Meeting preparation: Materials "due Friday" for Monday meetings are typically completed Sunday night.

Personal commitments: The patterns don't respect the personal/professional boundary. Tasks expand to deadlines, regardless of context.


The Temporal Question

Goldratt's framework suggests a different way of thinking about project time. The question isn't just "how long will this take?" It's "what behavioral patterns will this schedule enable, and how do we account for them?"

We don't yet know how comprehensively Critical Chain principles translate to knowledge work where task boundaries are fuzzy and dependencies are complex. But we're observing that the behavioral patterns—Student Syndrome, Parkinson's Law, buffer consumption—appear reliably across contexts.

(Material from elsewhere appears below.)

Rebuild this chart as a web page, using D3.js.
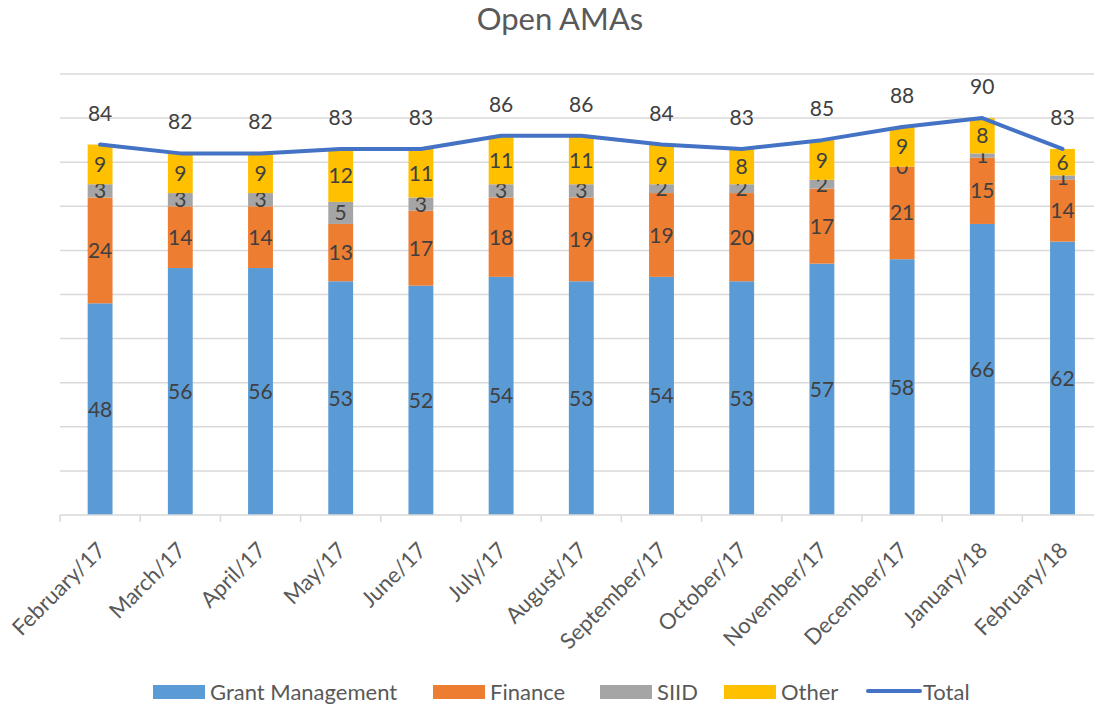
<!DOCTYPE html>
<html lang="en">
<head>
    <meta charset="UTF-8">
    <title>Open AMAs</title>
    <script src="https://d3js.org/d3.v7.min.js"></script>
    <style>
        body { margin: 0; background: #fff; }
        text { font-family: Lato, "Open Sans", sans-serif; fill: #404040; }
    </style>
</head>
<body>
    <div class="chart"></div>
    <script>
        const months = ["February/17", "March/17", "April/17", "May/17", "June/17", "July/17", "August/17",
            "September/17", "October/17", "November/17", "December/17", "January/18", "February/18"];
        const grantManagement = [48, 56, 56, 53, 52, 54, 53, 54, 53, 57, 58, 66, 62];
        const finance = [24, 14, 14, 13, 17, 18, 19, 19, 20, 17, 21, 15, 14];
        const siid = [3, 3, 3, 5, 3, 3, 3, 2, 2, 2, 0, 1, 1];
        const other = [9, 9, 9, 12, 11, 11, 11, 9, 8, 9, 9, 8, 6];
        const total = [84, 82, 82, 83, 83, 86, 86, 84, 83, 85, 88, 90, 83];

        const seriesNames = ["Grant Management", "Finance", "SIID", "Other"];
        const colors = ["#5B9BD5", "#ED7D31", "#A5A5A5", "#FFC000"];
        const lineColor = "#4472C4";

        const width = 1094;
        const height = 704;

        const table = months.map((m, i) => ({
            month: m,
            "Grant Management": grantManagement[i],
            "Finance": finance[i],
            "SIID": siid[i],
            "Other": other[i],
            total: total[i]
        }));

        const stack = d3.stack().keys(seriesNames)(table);

        const x = d3.scaleBand()
            .domain(months)
            .range([60, 60 + 13 * 80.2])
            .paddingInner(0.69)
            .paddingOuter(0.345);

        const y = d3.scaleLinear()
            .domain([0, 100])
            .range([515, 74]);

        const svg = d3.select('.chart')
            .append('svg')
            .attr('width', width)
            .attr('height', height);

        // title
        svg.append('text')
            .attr('x', 560)
            .attr('y', 30)
            .attr('text-anchor', 'middle')
            .style('font-size', '31px')
            .style('fill', '#595959')
            .text('Open AMAs');

        // gridlines
        svg.append('g')
            .selectAll('line')
            .data(y.ticks(10).filter(d => d > 0))
            .join('line')
            .attr('x1', 60)
            .attr('x2', width)
            .attr('y1', d => y(d))
            .attr('y2', d => y(d))
            .attr('stroke', '#D9D9D9')
            .attr('stroke-width', 1.5);

        // bars
        const layers = svg.append('g')
            .selectAll('g')
            .data(stack)
            .join('g')
            .attr('fill', (d, i) => colors[i]);

        layers.selectAll('rect')
            .data(d => d)
            .join('rect')
            .attr('x', d => x(d.data.month))
            .attr('width', x.bandwidth())
            .attr('y', d => y(d[1]))
            .attr('height', d => y(d[0]) - y(d[1]));

        // bar labels
        layers.selectAll('text')
            .data(d => d)
            .join('text')
            .attr('x', d => x(d.data.month) + x.bandwidth() / 2)
            .attr('y', d => (y(d[0]) + y(d[1])) / 2)
            .attr('dy', '0.36em')
            .attr('text-anchor', 'middle')
            .style('font-size', '21px')
            .text(d => d[1] - d[0]);

        // x axis
        const axis = svg.append('g');
        axis.append('line')
            .attr('x1', 60)
            .attr('x2', width)
            .attr('y1', y(0))
            .attr('y2', y(0))
            .attr('stroke', '#D9D9D9')
            .attr('stroke-width', 1.5);

        axis.selectAll('.tick')
            .data(d3.range(months.length + 1))
            .join('line')
            .attr('x1', i => 60 + i * x.step())
            .attr('x2', i => 60 + i * x.step())
            .attr('y1', y(0))
            .attr('y2', y(0) + 7)
            .attr('stroke', '#D9D9D9')
            .attr('stroke-width', 1.5);

        axis.selectAll('text')
            .data(months)
            .join('text')
            .attr('transform', d => `translate(${x(d) + x.bandwidth() / 2 + 1},${y(0) + 31}) rotate(-45)`)
            .attr('text-anchor', 'end')
            .attr('dy', '0.36em')
            .style('font-size', '22px')
            .style('fill', '#595959')
            .text(d => d);

        // total line
        const line = d3.line()
            .x(d => x(d.month) + x.bandwidth() / 2)
            .y(d => y(d.total));

        svg.append('path')
            .datum(table)
            .attr('d', line)
            .attr('fill', 'none')
            .attr('stroke', lineColor)
            .attr('stroke-width', 4)
            .attr('stroke-linecap', 'round')
            .attr('stroke-linejoin', 'round');

        svg.append('g')
            .selectAll('text')
            .data(table)
            .join('text')
            .attr('x', d => x(d.month) + x.bandwidth() / 2)
            .attr('y', d => y(d.total) - 24)
            .attr('text-anchor', 'middle')
            .style('font-size', '21px')
            .text(d => d.total);

        // legend
        const legendItems = [
            { name: "Grant Management", color: colors[0], x: 153 },
            { name: "Finance", color: colors[1], x: 433 },
            { name: "SIID", color: colors[2], x: 600 },
            { name: "Other", color: colors[3], x: 724 },
            { name: "Total", color: lineColor, x: 866, line: true }
        ];

        const legend = svg.append('g');
        legendItems.forEach(item => {
            if (item.line) {
                legend.append('line')
                    .attr('x1', item.x + 2)
                    .attr('x2', item.x + 54)
                    .attr('y1', 691)
                    .attr('y2', 691)
                    .attr('stroke', item.color)
                    .attr('stroke-width', 4)
                    .attr('stroke-linecap', 'round');
            } else {
                legend.append('rect')
                    .attr('x', item.x)
                    .attr('y', 685)
                    .attr('width', 52)
                    .attr('height', 14)
                    .attr('fill', item.color);
            }
            legend.append('text')
                .attr('x', item.x + 57)
                .attr('y', 692)
                .attr('dy', '0.36em')
                .style('font-size', '22px')
                .style('fill', '#595959')
                .text(item.name);
        });
    </script>
</body>
</html>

The insight isn't that people are lazy or irresponsible. It's that embedded buffers create predictable behavioral dynamics. The structure of the timeline shapes the behavior within it.


What to Look For

In your own context, you might observe:

  • Whether work actually begins when assigned or compresses toward deadlines regardless of timeline
  • Whether early task completions translate to early project completions (they usually don't)
  • Where buffers are hidden in estimates and who consumes them
  • Whether the system rewards early completion or just penalizes late completion
  • Whether "on track" actually means progress is proportional to time, or just that nothing has visibly failed yet
  • How much of your timeline is real work versus behavioral buffer

The question Student Syndrome asks isn't "did we estimate correctly?" It's "what does our timeline structure make likely?"

That's a question about temporal architecture—about how the design of time shapes what happens within it.


Temporacy is investigating the hidden temporal structures that shape organizational life. Goldratt's work on project pathologies offers one lens for seeing what's usually invisible: the behavioral dynamics that timelines enable. We're exploring what this means for how organizations design their relationship with deadlines.